Question

What is the equation of the line that passes through (5, -2) and (-3, 4)?

Answer 1

Y= -4/3(x-7/2)

Explanation:

So first calculate the difference between them,

changes by 8 x units, and -6 y units.

Then substitute them into y/x to find gradient

-6/8 = -4/3

so now we have a part of the equation:

Y= -4/3(x-a)

substitute Y= -2 and x=5 (from (5,-2))

-2= -4/3(5-a)

-2= -20/3+4a/3

Multiply by 3 on both sides

-6= -20+4a

add 20 on both sides

14=4a

a=7/2

use this as the value of a

Y= -4/3(x-7/2)

Answer 2

y = (-3/4)x + 7/4

Explanation:

Step 1: Define general form of equation of line

An equation of a straight line on two-dimensional plane could be represented in form of: y = Mx + b, with M is slope and b is y-intercept

Step 2: Set up the system to solve for parameters of equation of line

(solve for M and b)

That equation passes 2 points, which are represented in form of (x, y), (5, -2) and (-3, 4).

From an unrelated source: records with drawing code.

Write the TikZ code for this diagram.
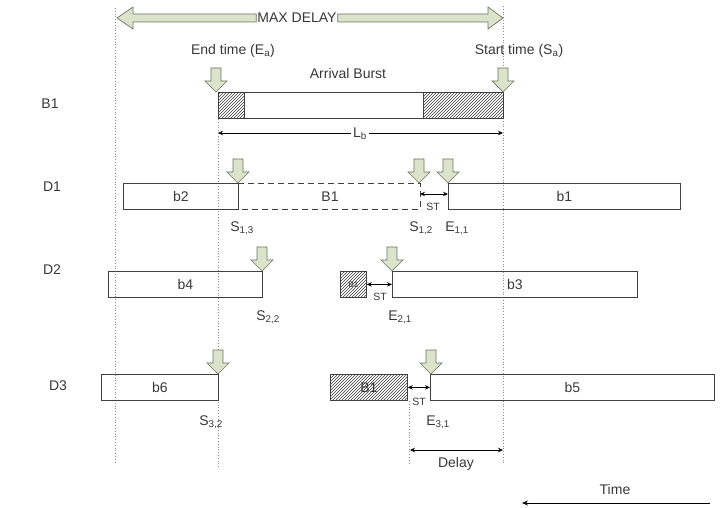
\documentclass[tikz,border=0pt]{standalone}
\usepackage{fontspec}
\setmainfont{Liberation Sans}
\usetikzlibrary{patterns,arrows.meta}
\definecolor{blkfill}{HTML}{DDE3CB}
\definecolor{blkline}{HTML}{6E7262}
\definecolor{boxline}{HTML}{404040}
\begin{document}
\begin{tikzpicture}[x=1pt,y=-1pt,
  lbl/.style={font=\fontsize{14}{16}\selectfont, text=black!78, inner sep=1pt},
  slbl/.style={font=\fontsize{10.5}{12}\selectfont, text=black!78, inner sep=0.5pt},
  box/.style={draw=boxline, line width=0.8pt, rectangle, minimum height=26pt, anchor=north west, inner sep=0pt, font=\fontsize{14}{16}\selectfont, text=black!78},
  hatch/.style={box, pattern=north east lines, pattern color=black!75},
  dots/.style={draw=black!45, line width=0.8pt, dotted},
  dimarr/.style={line width=0.9pt, {Stealth[length=5pt,width=4.5pt]}-{Stealth[length=5pt,width=4.5pt]}},
  blk/.style={fill=blkfill, draw=blkline, line width=0.7pt, line join=miter},
  dnarrow/.pic={\draw[blk] (0,0) -- (-11,-11) -- (-5,-11) -- (-5,-24) -- (5,-24) -- (5,-11) -- (11,-11) -- cycle;}
]
\useasboundingbox (0,0) rectangle (721,508);

% dotted guides
\draw[dots] (115,8) -- (115,462);
\draw[dots] (218,119) -- (218,467);
\draw[dots] (503,6) -- (503,464);
\draw[dots] (409,401) -- (409,464);

% MAX DELAY block arrow
\node[lbl] (maxd) at (297,18) {MAX DELAY};
\draw[blk] (maxd.west |- 0,14) -- (133,14) -- (133,7) -- (117,18) -- (133,29) -- (133,22) -- (maxd.west |- 0,22) -- cycle;
\draw[blk] (maxd.east |- 0,14) -- (488,14) -- (488,7) -- (503,18) -- (488,29) -- (488,22) -- (maxd.east |- 0,22) -- cycle;

% top labels
\node[lbl] (endt) at (233,51) {End time (E\textsubscript{a})};
\node[lbl] (startt) at (519,51) {Start time (S\textsubscript{a})};
\node[lbl] (arrb) at (348,73) {Arrival Burst};

% row labels
\node[lbl] (rB1) at (50,104) {B1};
\node[lbl] (rD1) at (52,187) {D1};
\node[lbl] (rD2) at (52,270) {D2};
\node[lbl] (rD3) at (58,386) {D3};

% arrival burst
\node[hatch, minimum width=26pt] (ab1) at (218,92) {};
\node[box, minimum width=179pt] (ab2) at (244,92) {};
\node[hatch, minimum width=80pt] (ab3) at (423,92) {};
\pic at (216,92) {dnarrow};
\pic at (503,92) {dnarrow};
\coordinate (lbL) at (218,133);
\coordinate (lbR) at (503,133);
\draw[dimarr] (lbL) -- (lbR);
\node[lbl, fill=white, inner sep=2pt] (lb) at (360,134) {L\textsubscript{b}};

% D1
\node[box, minimum width=115pt] (b2) at (123,183) {b2};
\draw[boxline, line width=0.8pt, dash pattern=on 6pt off 4pt] (238,183) -- (420,183) -- (420,209) -- (238,209);
\node[lbl] (B1d) at (330,197) {B1};
\node[box, minimum width=232pt] (b1) at (448,183) {b1};
\coordinate (st1a) at (420,194);
\draw[dimarr] (st1a) -- (b1.west |- st1a);
\node[slbl] (st1) at (433,207) {ST};
\pic at (238,183) {dnarrow};
\pic at (419,183) {dnarrow};
\pic at (448,183) {dnarrow};
\node[lbl] (s13) at (242,228) {S\textsubscript{1,3}};
\node[lbl] (s12) at (421,228) {S\textsubscript{1,2}};
\node[lbl] (e11) at (457,228) {E\textsubscript{1,1}};

% D2
\node[box, minimum width=154pt] (b4) at (108,271) {b4};
\node[hatch, minimum width=26pt, font=\fontsize{8}{9}\selectfont] (B1s) at (340,271) {B1};
\node[box, minimum width=245pt] (b3) at (392,271) {b3};
\draw[dimarr] (B1s.east) -- (b3.west);
\node[slbl] (st2) at (380,297) {ST};
\pic at (262,271) {dnarrow};
\pic at (392,271) {dnarrow};
\node[lbl] (s22) at (268,317) {S\textsubscript{2,2}};
\node[lbl] (e21) at (400,317) {E\textsubscript{2,1}};

% D3
\node[box, minimum width=117pt] (b6) at (101,374) {b6};
\node[hatch, minimum width=77pt] (B1b) at (330,374) {B1};
\node[box, minimum width=284pt] (b5) at (430,374) {b5};
\draw[dimarr] (B1b.east) -- (b5.west);
\node[slbl] (st3) at (419,402) {ST};
\pic at (218,374) {dnarrow};
\pic at (431,374) {dnarrow};
\node[lbl] (s32) at (211,422) {S\textsubscript{3,2}};
\node[lbl] (e31) at (438,422) {E\textsubscript{3,1}};

% Delay
\coordinate (dL) at (410,450);
\coordinate (dR) at (503,450);
\draw[dimarr] (dL) -- (dR);
\node[lbl] (delay) at (456,464) {Delay};

% Time
\coordinate (tR) at (710,503);
\coordinate (tL) at (522,503);
\draw[line width=0.9pt, -{Stealth[length=6pt,width=5pt]}] (tR) -- (tL);
\node[lbl] (time) at (615,489) {Time};
\end{tikzpicture}
\end{document}
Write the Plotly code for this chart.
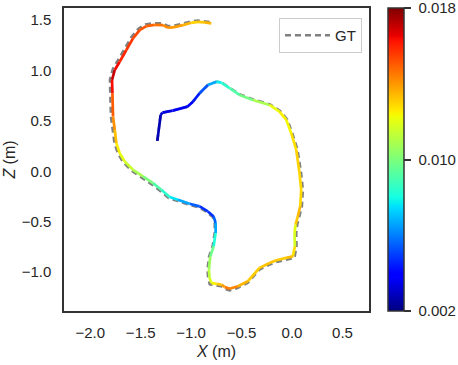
import plotly.graph_objects as go
from plotly.colors import sample_colorscale

# estimated trajectory (m)
est_x = [-1.335, -1.302, -1.285, -1.183, -1.035, -0.982, -0.916, -0.834, -0.750, -0.701,
         -0.619, -0.520, -0.388, -0.223, -0.124, -0.057, -0.008, 0.042, 0.074, 0.091,
         0.081, 0.057, 0.035, 0.025, 0.028, 0.008, -0.057, -0.156, -0.223, -0.322,
         -0.438, -0.537, -0.619, -0.668, -0.701, -0.750, -0.800, -0.817, -0.824, -0.810,
         -0.777, -0.757, -0.757, -0.777, -0.834, -0.916, -1.015, -1.131, -1.213, -1.295,
         -1.378, -1.477, -1.576, -1.658, -1.708, -1.741, -1.757, -1.774, -1.780, -1.784,
         -1.757, -1.708, -1.642, -1.576, -1.510, -1.444, -1.361, -1.279, -1.229, -1.180,
         -1.081, -0.998, -0.933, -0.866, -0.800]
est_z = [0.302, 0.559, 0.582, 0.602, 0.642, 0.691, 0.774, 0.856, 0.889, 0.879,
         0.824, 0.757, 0.708, 0.658, 0.592, 0.510, 0.378, 0.213, -0.015, -0.183,
         -0.349, -0.448, -0.530, -0.612, -0.745, -0.844, -0.859, -0.883, -0.909, -0.958,
         -1.091, -1.141, -1.166, -1.147, -1.124, -1.117, -1.107, -1.057, -0.975, -0.844,
         -0.745, -0.612, -0.513, -0.448, -0.398, -0.348, -0.322, -0.282, -0.255, -0.183,
         -0.117, -0.051, 0.015, 0.097, 0.180, 0.279, 0.411, 0.543, 0.774, 0.906,
         1.005, 1.087, 1.203, 1.319, 1.401, 1.441, 1.453, 1.450, 1.424, 1.428,
         1.450, 1.473, 1.483, 1.477, 1.467]
# per-point error
err = [0.0025, 0.0030, 0.0032, 0.0035, 0.0037, 0.0040, 0.0048, 0.0058, 0.0075, 0.0080,
       0.0088, 0.0095, 0.0102, 0.0115, 0.0128, 0.0122, 0.0125, 0.0130, 0.0130, 0.0128,
       0.0130, 0.0138, 0.0125, 0.0115, 0.0120, 0.0135, 0.0132, 0.0130, 0.0135, 0.0130,
       0.0132, 0.0138, 0.0148, 0.0142, 0.0135, 0.0128, 0.0122, 0.0115, 0.0110, 0.0102,
       0.0092, 0.0072, 0.0060, 0.0050, 0.0045, 0.0050, 0.0060, 0.0072, 0.0080, 0.0088,
       0.0095, 0.0105, 0.0112, 0.0118, 0.0122, 0.0128, 0.0138, 0.0145, 0.0155, 0.0172,
       0.0168, 0.0160, 0.0158, 0.0155, 0.0152, 0.0150, 0.0148, 0.0145, 0.0140, 0.0140,
       0.0138, 0.0132, 0.0128, 0.0135, 0.0135]

# ground truth trajectory (m)
gt_x = [-1.335, -1.302, -1.285, -1.183, -1.035, -0.982, -0.916, -0.834, -0.750, -0.701,
        -0.617, -0.517, -0.384, -0.217, -0.117, -0.048, 0.002, 0.055, 0.090, 0.108,
        0.098, 0.075, 0.052, 0.042, 0.045, 0.024, -0.055, -0.154, -0.221, -0.322,
        -0.440, -0.540, -0.621, -0.670, -0.703, -0.752, -0.815, -0.832, -0.838, -0.822,
        -0.788, -0.767, -0.766, -0.785, -0.840, -0.920, -1.020, -1.137, -1.222, -1.306,
        -1.390, -1.490, -1.590, -1.674, -1.725, -1.760, -1.778, -1.795, -1.802, -1.805,
        -1.776, -1.726, -1.660, -1.592, -1.522, -1.452, -1.365, -1.279, -1.229, -1.180,
        -1.081, -0.998, -0.933, -0.866, -0.800]
gt_z = [0.302, 0.559, 0.582, 0.602, 0.642, 0.691, 0.774, 0.856, 0.889, 0.881,
        0.828, 0.762, 0.713, 0.664, 0.598, 0.515, 0.382, 0.215, -0.015, -0.183,
        -0.349, -0.448, -0.530, -0.612, -0.745, -0.860, -0.876, -0.900, -0.926, -0.975,
        -1.108, -1.158, -1.183, -1.164, -1.141, -1.134, -1.122, -1.060, -0.975, -0.844,
        -0.745, -0.612, -0.513, -0.455, -0.408, -0.358, -0.333, -0.294, -0.267, -0.195,
        -0.130, -0.063, 0.005, 0.090, 0.175, 0.279, 0.411, 0.543, 0.774, 0.910,
        1.015, 1.098, 1.216, 1.332, 1.415, 1.457, 1.470, 1.467, 1.441, 1.444,
        1.466, 1.489, 1.497, 1.491, 1.478]

cb_ticks = [0.002, 0.010, 0.018]
cb_text = ['0.002', '0.010', '0.018']
err_min, err_max = 0.002, 0.018

# matplotlib-like jet
JET = [
    [0.0, 'rgb(0,0,127)'], [0.11, 'rgb(0,0,255)'], [0.125, 'rgb(0,0,255)'],
    [0.34, 'rgb(0,219,255)'], [0.35, 'rgb(0,230,247)'], [0.375, 'rgb(21,255,226)'],
    [0.64, 'rgb(239,255,8)'], [0.65, 'rgb(247,246,0)'], [0.66, 'rgb(255,236,0)'],
    [0.89, 'rgb(255,19,0)'], [0.91, 'rgb(232,0,0)'], [1.0, 'rgb(127,0,0)'],
]

FONT = 'Liberation Sans, Arial, sans-serif'
TXT = '#262626'

fig = go.Figure()

fig.add_trace(go.Scatter(
    x=gt_x, y=gt_z, mode='lines', name='GT',
    line=dict(color='#808080', width=2.5, dash='6px,4px'),
    hoverinfo='skip'
))

# colored estimate, one segment at a time
for i in range(len(est_x) - 1):
    e = 0.5 * (err[i] + err[i + 1])
    c = sample_colorscale(JET, [(e - err_min) / (err_max - err_min)])[0]
    fig.add_trace(go.Scatter(
        x=est_x[i:i + 2], y=est_z[i:i + 2], mode='lines',
        line=dict(color=c, width=2.7), showlegend=False, hoverinfo='skip'
    ))

# colorbar holder
fig.add_trace(go.Scatter(
    x=est_x, y=est_z, mode='markers', showlegend=False, hoverinfo='skip',
    marker=dict(size=0.1, opacity=0, color=err, colorscale=JET, cmin=err_min, cmax=err_max,
                showscale=True,
                colorbar=dict(x=1.062, xanchor='left', y=0.5, yanchor='middle', len=1,
                              thickness=16, xpad=0, ypad=0,
                              outlinewidth=1.5, outlinecolor='#333',
                              tickvals=cb_ticks, ticktext=['\u00a0' + t for t in cb_text],
                              ticks='outside', ticklen=7, tickcolor='#333', tickwidth=1.5,
                              ticklabeloverflow='allow',
                              tickfont=dict(size=15, color=TXT, family=FONT)))
))

fig.update_xaxes(
    range=[-2.26, 0.763], tickvals=[-2.0, -1.5, -1.0, -0.5, 0.0, 0.5],
    ticktext=['\u22122.0', '\u22121.5', '\u22121.0', '\u22120.5', '0.0', '0.5'],
    showgrid=False, zeroline=False, showline=True, mirror=True,
    linecolor='#333', linewidth=1.5, automargin=False,
    ticks='outside', ticklen=7, tickcolor='rgba(0,0,0,0)',
    tickfont=dict(size=15, color=TXT),
    title=dict(text='<i>X</i> (m)', font=dict(size=16, color=TXT), standoff=6)
)
fig.update_yaxes(
    range=[-1.386, 1.62], tickvals=[-1.0, -0.5, 0.0, 0.5, 1.0, 1.5],
    ticktext=['\u22121.0', '\u22120.5', '0.0', '0.5', '1.0', '1.5'],
    showgrid=False, zeroline=False, showline=True, mirror=True,
    linecolor='#333', linewidth=1.5, automargin=False,
    ticks='outside', ticklen=8, tickcolor='rgba(0,0,0,0)',
    tickfont=dict(size=15, color=TXT),
    title=dict(text='<i>Z</i> (m)', font=dict(size=16, color=TXT), standoff=2)
)

fig.update_layout(
    width=458, height=365,
    margin=dict(l=64, r=89, t=8, b=54, autoexpand=False),
    paper_bgcolor='white', plot_bgcolor='white',
    font=dict(family=FONT, size=15, color=TXT),
    legend=dict(x=0.977, y=0.967, xanchor='right', yanchor='top',
                bgcolor='white', bordercolor='#cccccc', borderwidth=1,
                itemwidth=45, font=dict(size=15)),
)

# page has a default body margin; drop it so the figure sits at 0,0
fig.write_html("out.html", config={'displayModeBar': False},
               post_script="document.body.style.margin='0';")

Substitute these values of x and y into the original equation in step 1:

-2 = 5M + b

4 = -3M + b

Step 3: Solve the system of equations in step 2 for M and b

Subtract 1st equation from 2nd equation:

6 = -8M

=> M = -6/8 = -3/4

Substitute M back into 1st equation:

=> -2 = 5*(-3/4) + b

=> b = -2 + 15/4

=> b = 7/4

=> The equation of the line that passes through (5, -2) and (-3, 4):

y = (-3/4)x + 7/4

Hope this helps!

:)